Atatürk’ün Sultan Fatih ve Türk tarihine yönelik bu yönde başka sözleri de var.
Ancak, bu iki örnek bile yeter, İstanbul’un fethinin arkasındaki yüksek aklı, tekniği, fenni anlamaya ve Atatürk’ün bunlara yaptığı vurguya…
Zaten fethin, askeri ve siyasi ayağına bakarsanız Atatürk’ün yaptığı vurgu net görülür…
Mesela; Fatih, Bizans surlarını aşmadan şehri alamazdı, bunu bildiğinden topu icat etti.
Hristiyan alemindeki Katolik – Ortodoks çekişmesini, aradaki fay hatlarını çok iyi kullandı…

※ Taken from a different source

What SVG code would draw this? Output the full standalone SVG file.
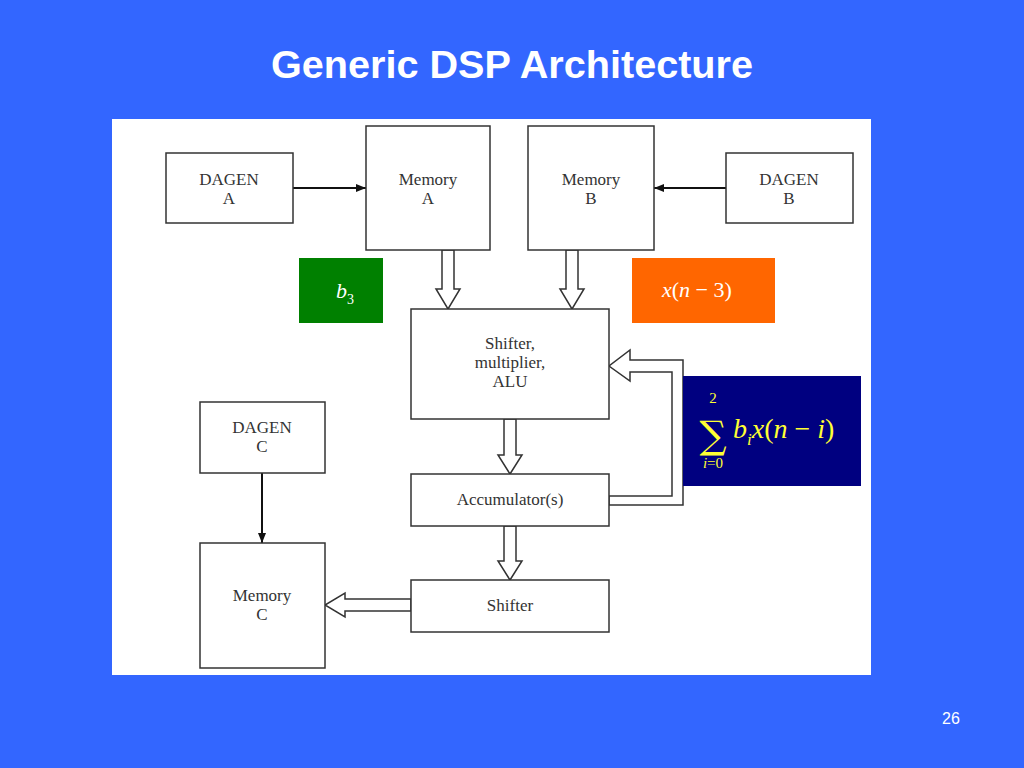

Tarih bilgisi de fetih sırasında devreye girdi; Gemileri karadan yürütüp Haliç’e indirme hadisesi var ya, aynı yöntemin Osmanlı’nın Balkanlardaki küçük bir kasabayı fethi sırasında kullandığını biliyordu…
Yani iş sadece besmeleden ibaretse, demek ki Fatih’ten önce İstanbul’u kuşatan padişahlar besmele bilmiyordu!
Bırakın padişahları, bu mantıkla İstanbul’u fethetmeye gelen Arap Ordusu’nun komutanları da, o orduda yer alan sahabeler de besmele bilmiyordu…
Onlarda biri, Eyüp Sultan’dı mesela…
Kaldı ki Osmanlı padişahları içerisinde de içki içenler vardı.
Kırık kaburga ile cepheye gidip, 200 yıllık geri çekilmeyi durduran Büyük GAZİ’ye minnet yerine nefret duyan, kim olursa olsun DÜŞMANDIR!